When it comes to his acting, his mentor said that he is very talented and his potential is sky-high.
“He’s [a] very generous spirit [and] he gives a lot to the ensemble,” Vaaz said. “He’s deeply connected to intuition, but also to taking direction, so he can shift and change and do it on a molecular level when he makes a change.”
And following Vaaz, Department Chair of Performing Arts Michael Gend and Michael Sande agree that Ngo brings a lot to the theater table.
“He had a really beautiful piece that he worked with Shaheen Vaaz on in ‘Facing Our Truth,’” Gend said. “He did a song about George Zimmerman- the lyrics of which were written in the script- and from what I recall, he developed his own music and played the guitar live in performance, which [it] was actually performed via Zoom.”
“He’s a gifted physical actor—meaning [that] his ability to use his body to express humor, in that case, is really, really good,” Sande said.
Theater Arts Professor Esdras Toussaint said that Ngo will always do his best to support others and work tenfold to make sure everything is refined.
“He’s always there for everyone else,” Toussaint said. “He was always there to help colleagues and he was always the last person to leave. Thirty to forty minutes later, he would be there making sure he got everything right. And then when he got home he worked on the piece over and over again. And when you gave him a suggestion, he took it, and then he went places with it.”

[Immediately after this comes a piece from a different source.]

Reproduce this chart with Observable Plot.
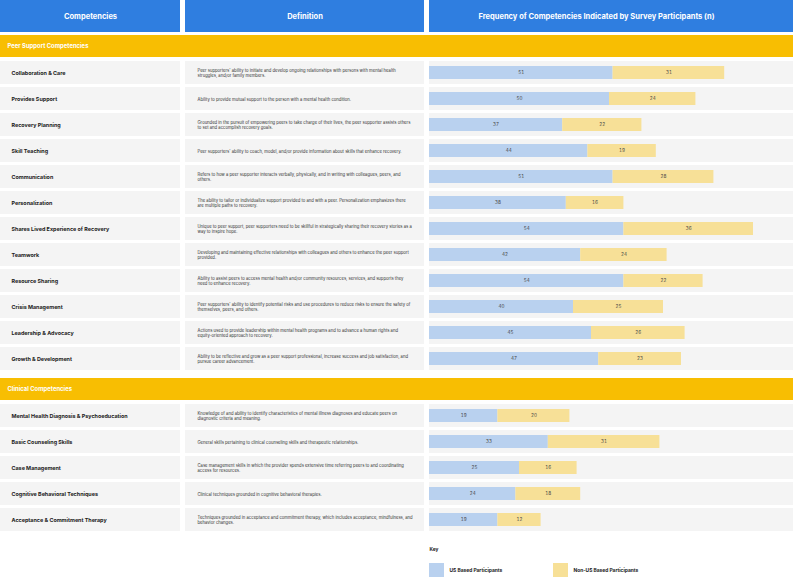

Ngo said that although he respects others, he said he’s faced discrimination and disrespect thrown at him, especially within the community that should have supported and accepted differences.

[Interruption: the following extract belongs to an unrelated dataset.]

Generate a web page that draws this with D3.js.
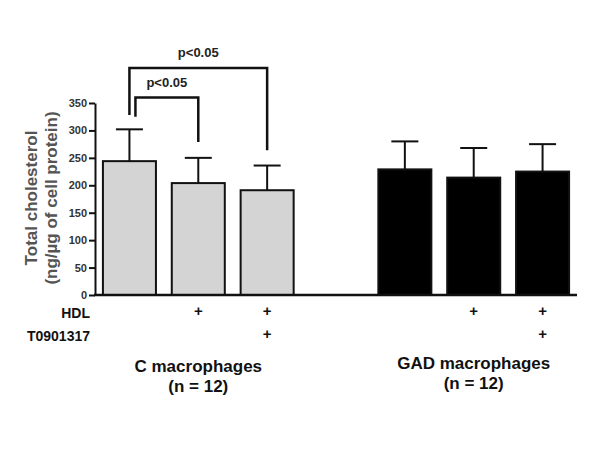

“There is a lot of racism within the LGBTQ community,” Ngo said. “And if I ever meet someone who’s racist, they’ll make assumptions about me. People will [avoid] or be disgusted towards Asians who are queer, and that’s pretty hurtful.”
He said he’s working on being able to stand up for himself when he is confronted by these situations.
“I want to have abundant compassion with others and understanding but also I need to respect myself and my dignity enough to stand up for myself,” Ngo said. “For me whenever I’m faced with prejudice for being Asian American, or for being queer, I’m allowing myself to have the discourse but also to allow myself to acknowledge that you can’t fix everything.”
Ngo said he’s working on a few projects and because he signed a Non-disclosure Agreement (NDA), he can’t release much information about the specific details of the projects.
“I have a couple of projects that I just signed on for so I’m going to be in an animated TV show,” Ngo said. “I’m going to be in a TV show that’s going to be coming out later on and I actually came away from this because I might be cast in a Netflix dubbing thing.”
Ngo was awarded first place in the Irene Ryan Scholarship at the Kennedy Center American College Theater Festival and will soon be going on a trip to Washington, D.C.